Seit Anfang Woche dürfen die evakuierten Bewohnerinnen und Bewohner von Brienz/Brinzauls (GR) im Albulatal tagsüber stundenweise in ihre Häuser zurück. Am Mittwochmorgen durften auch Journalistinnen und Journalisten erstmals seit dem Geröllniedergang vor zwei Wochen wieder ins Dorf.
Ein Schuttstrom aus Gestein und mehrere Felsstürze verfehlten in der Nacht auf den 16. Juni die Häuser in Brienz nur knapp. Zwar habe sich die Situation am Berg beruhigt, sagen die Geologen, die Gefahr sei aber mittelfristig nicht gebannt.
Der Gemeindepräsident von Albula/Alvra, Daniel Albertin, zeigte sich bei der Begehung beeindruckt von der Grösse des Schuttkegels. Er hoffe nun von den Geologen auf ein baldiges Signal der Entspannung.

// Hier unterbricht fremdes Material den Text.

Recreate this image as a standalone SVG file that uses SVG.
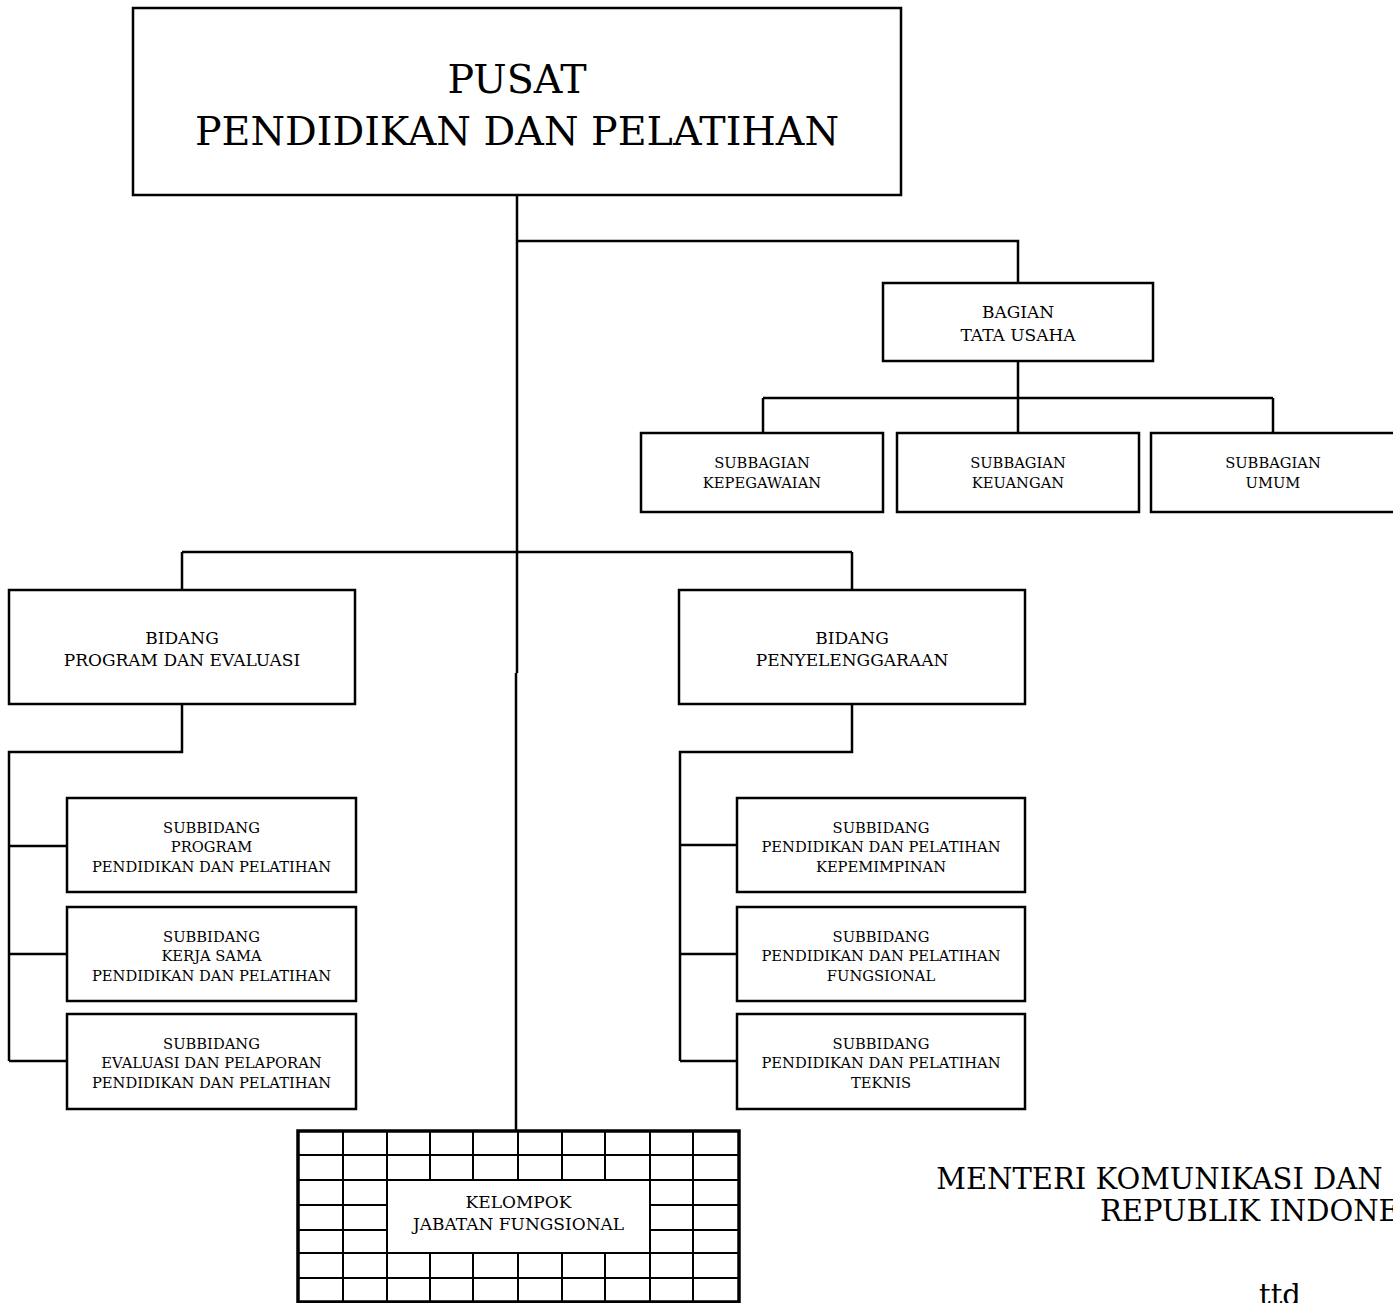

Albertin zeigte sich vor den Medienschaffenden zuversichtlich, dass es «eine Frage von Tagen» sei, bis die 84 Bewohnerinnen und Bewohner von Brienz ins Dorf zurückkehren können. Nachts ist das Dorf seit der Evakuierung vom 12. Mai Sperrzone.
Bevölkerung ist ungeduldig
Die Brienzerinnen und Brienzer seien ungeduldig und wollten wieder ins Dorf zurück, sagte der Mediensprecher der Gemeinde, Christian Gartmann. Allen sei klar: «Brienz hat sehr viel Glück gehabt.» Es sei «viel heruntergekommen». Stefan Schneider, Geologe und Leiter Frühwarndienst, sagt: «Wenn wir die Gefährdungen sicher ausschliessen können, empfehlen wir der Gemeinde, die Leute definitiv zurück ins Dorf zu lassen.»
Das Geologen-Team analysierte den Schuttkegel vor Ort und kann jetzt ziemlich genau sagen, wie der Schuttstrom und die Felsstürze zustande kamen. Stefan Schneider, Geologe und Leiter des Frühwarndienstes, sagt: «Das konnten wir rekonstruieren, obwohl es nachts passierte und wir keine Bilder haben. Wir sahen aufgrund der Ablagerungen, von Tonaufnahmen und seismischen Aufnahmen, auf welche Art und Weise das herunterkam.»
Was, wenn starker Regen kommt?
Der Berg werde «nach wie vor sehr gut überwacht», so Schneider. Der Fokus liege auf dem Plateau ganz oben, das nach dem Schuttstrom vorübergehend in Bewegung geraten war. «Dies hat uns aufhorchen lassen.» Inzwischen habe sich die Bewegung wieder verlangsamt.
Alles, was man vom Dorf aus sieht, rutscht.
Noch sind aber viele Fragen offen. Zum Beispiel, wie sich der obere Teil des Berges verhält nach dieser Entladung von rund 1.2 Millionen Kubikmeter Gestein – und auch, was passiert, wenn es wieder stark regnet.
Es bestehe eine gewisse Gefahr, dass sich das Plateau wieder beschleunige. Unter Beobachtung stehen auch die nicht abgerutschten Reste der Insel. Kleinere Felsstürze sind laut dem Geologen noch möglich, sollten aber für das Dorf Brienz keine Gefahr darstellen.
Stollen bringt Entlastung
Laut dem Geologen Andreas Huwiler sind rund um Brienz mehrere Geländeformationen instabil. «Alles, was man vom Dorf aus sieht, rutscht.» Dies gelte auch für das Dorf selbst. Die «Rutschung Dorf», die rund 100 Millionen Kubikmeter umfasst, sei durch den Schuttstrom vom 16. Juni schneller geworden.
Eine messbare Entlastung bringt laut Huwiler ein Stollen, der den Wasserdruck im Gelände reduzieren soll. Bisher wurde erst ein Versuchsstollen gegraben. Nun soll das Projekt mit Hochdruck vorangetrieben werden. Am 14. Juli stimmt die Gemeinde Albula über einen Kredit ab.